Message: sizes: grund_t: 20
Message: sizes: boden_t: 20
Message: sizes: wasser_t: 24
Message: sizes: planquadrat_t: 12

Message: sizes: ware_t: 12
Message: sizes: vehikel_t: 88
Message: sizes: haltestelle_t: 888

Message: sizes: karte_t: 6560
Message: sizes: spieler_t: 4040

Message: test: display_img(): 300000 iterations took 86 ms
Message: test: display_color_img(): 300000 iterations took 110 ms
Message: test: display_color_img(): next AI: 300000 iterations took 111 ms
Message: test: display_color_img(), other AI: 300000 iterations took 108 ms
Message: test: display_flush_buffer(): 300 iterations took 8 ms
Message: test: display_text_proportional_len_clip(): 300000 iterations took 1250 ms
Message: test: display_fillbox_wh(): 300000 iterations took 540 ms
Message: test: view->display(true): 200 iterations took 922 ms
Message: test: view->display(true) and flush: 200 iterations took 972 ms
Message: test: welt->sync_step/step(200,1,1): 200 iterations took 1624 ms


While in most routines the 64 code is only 10-20% slower (apart from fillboxes) the sync_step is tremendous slower.
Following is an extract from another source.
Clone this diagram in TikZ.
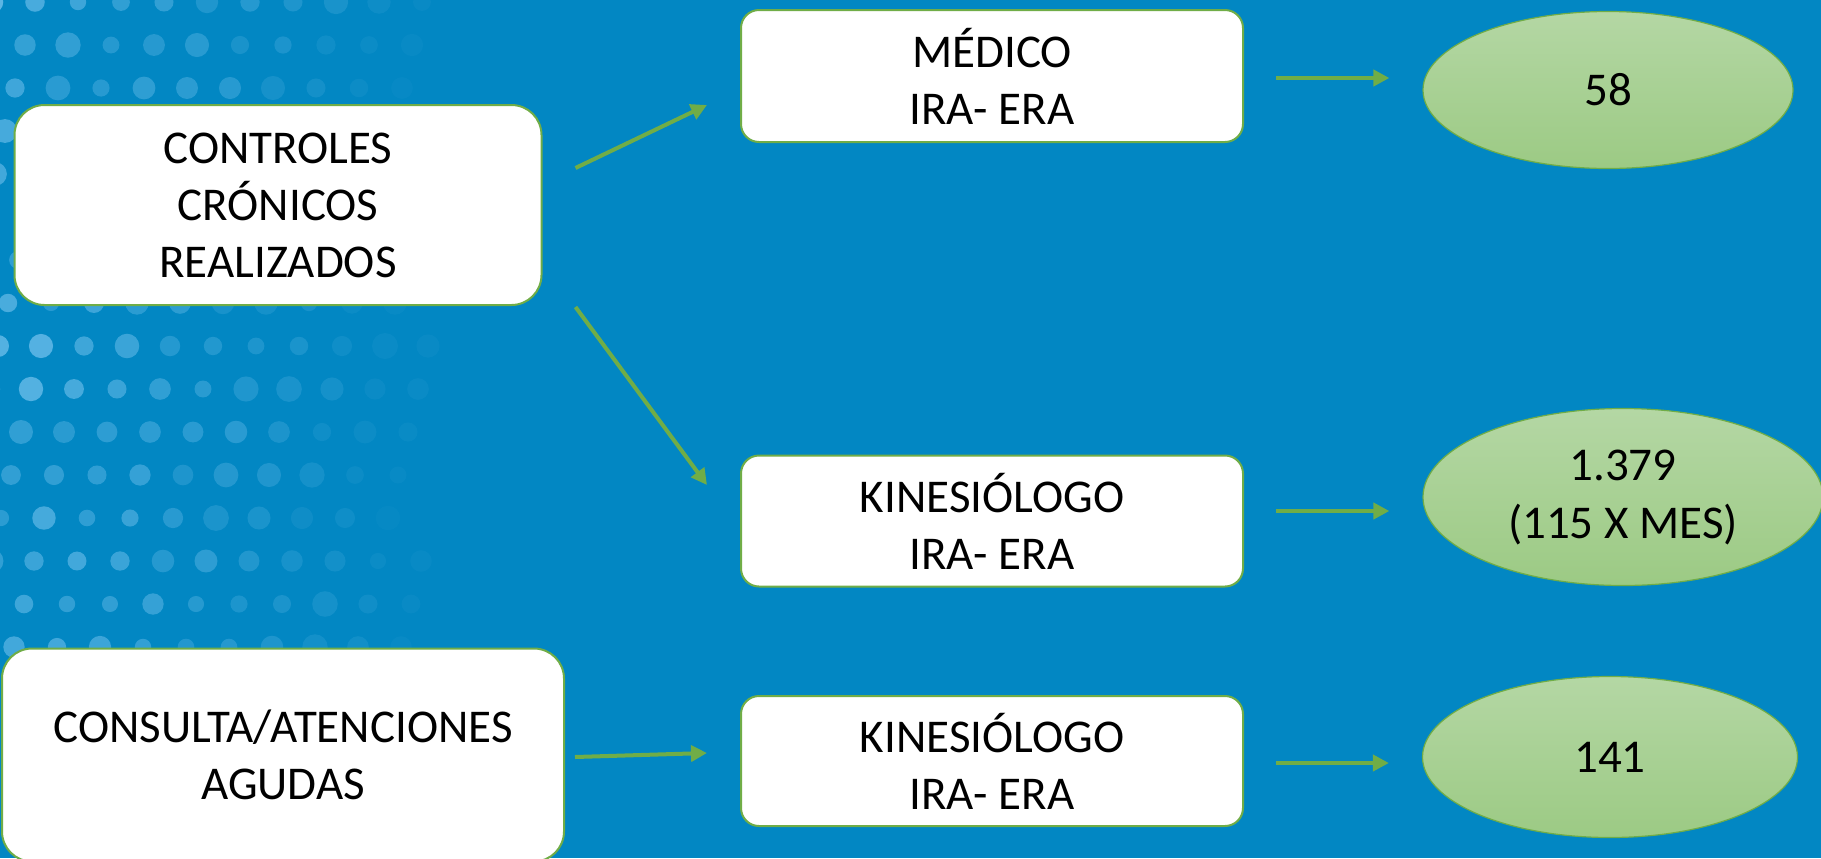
\documentclass[tikz,border=0pt]{standalone}
\usepackage{fontspec}
\setmainfont{Carlito}
\usepackage{tikz}
\usetikzlibrary{calc,arrows.meta,shapes.geometric}

\definecolor{fondo}{RGB}{2,135,195}
\definecolor{verde}{RGB}{112,173,71}
\definecolor{punto}{RGB}{100,186,232}
\definecolor{elarriba}{RGB}{180,215,164}
\definecolor{elabajo}{RGB}{156,202,132}

\begin{document}
\begin{tikzpicture}[x=0.5pt,y=-0.5pt,
  caja/.style={draw=verde, line width=1pt, fill=white, rounded corners=9pt,
    align=center, inner sep=0pt, font=\fontsize{23.5}{28.5}\selectfont},
  ovalo/.style={ellipse, draw=verde, line width=0.6pt, top color=elarriba,
    bottom color=elabajo, align=center, inner sep=0pt,
    font=\fontsize{23.5}{29}\selectfont},
  flecha/.style={draw=verde, line width=2pt, -{Triangle[length=8pt,width=8pt]}}]

\fill[fondo] (0,0) rectangle (1821,858);
\useasboundingbox (0,0) rectangle (1821,858);

% dots on the left
\pgfmathsetseed{11}
\foreach \fila in {0,...,15}{
  \pgfmathsetmacro{\desp}{mod(41+430-10*(\fila-8),43)}
  \foreach \col in {-1,...,9}{
    \pgfmathsetmacro{\rad}{4+2.5*rnd}
    \pgfmathsetmacro{\op}{max(0.05,(0.85-0.085*\col)*(0.5+0.5*rnd))}
    \fill[punto, opacity=\op] (\desp+43*\col, 2+43*\fila) circle[radius=\rad pt];
  }
}

\node[caja, rounded corners=15pt, minimum width=263.5pt, minimum height=100pt]
  (ctrl) at (278,205) {CONTROLES\\CRÓNICOS\\REALIZADOS};
\node[caja, rounded corners=15pt, minimum width=281pt, minimum height=106.5pt]
  (agudas) at (283,755) {CONSULTA/ATENCIONES\\AGUDAS};

\node[caja, minimum width=251pt, minimum height=66pt] (medico) at (992,76) {MÉDICO\\IRA- ERA};
\node[caja, minimum width=251pt, minimum height=65.5pt] (kine1) at (992,521) {KINESIÓLOGO\\IRA- ERA};
\node[caja, minimum width=251pt, minimum height=65pt] (kine2) at (992,761) {KINESIÓLOGO\\IRA- ERA};

\node[ovalo, minimum width=185pt, minimum height=78.5pt] (n58) at (1608,90) {58};
\node[ovalo, minimum width=200pt, minimum height=88.5pt] (n1379) at (1623,497) {1.379\\(115 X MES)};
\node[ovalo, minimum width=187.5pt, minimum height=80.5pt] (n141) at (1610,757) {141};

\draw[flecha] ([shift={(33,-37)}]ctrl.east) -- ([shift={(-33,29)}]medico.west);
\draw[flecha] ([shift={(33,102)}]ctrl.east) -- ([shift={(-33,-36)}]kine1.west);
\draw[flecha] ([shift={(10,2)}]agudas.east) -- ([shift={(-33,-8)}]kine2.west);

\draw[flecha] ([shift={(32,2)}]medico.east) -- ([shift={(-33,-12)}]n58.west);
\draw[flecha] ([shift={(32,-10)}]kine1.east) -- ([shift={(-33,14)}]n1379.west);
\draw[flecha] ([shift={(32,2)}]kine2.east) -- ([shift={(-33,6)}]n141.west);

\end{tikzpicture}
\end{document}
This may be of much importance, as this is where everything is moved. One of the reason might be that now all pointer are 64 bit and this twice the amount of data needs to run through the CPU and exceed cache sizes quickly. Deeper profiling is needed, but posting your values of "-times" might be very helpful.

Ters

A bit late, but I just tested 64-bit Simutrans on my 64-bit Linux machine with the following specifications:

Intel(R) Pentium(R) Dual  CPU  E2200  @ 2.20GHz
2 GB RAM
GeForce 7300 SE/7200 GS (nVidia driver)
Linux kernel 2.6.39
Screen resolution 1152x864
Compositing is on.

It has no problems running a game with a 1024x1024 map and probably about 1000 convoys at 25 fps with CPU time to spare, unless I zoom out several steps. This is with an executable compiled yesterday.

A year ago or maybe two, this machine had problems with a 256x256 map, but it suddenly got better. I suspect a driver update caused the increased performance. At least I remember suspecting that at the time, but I no longer remember exactly what I did at the time.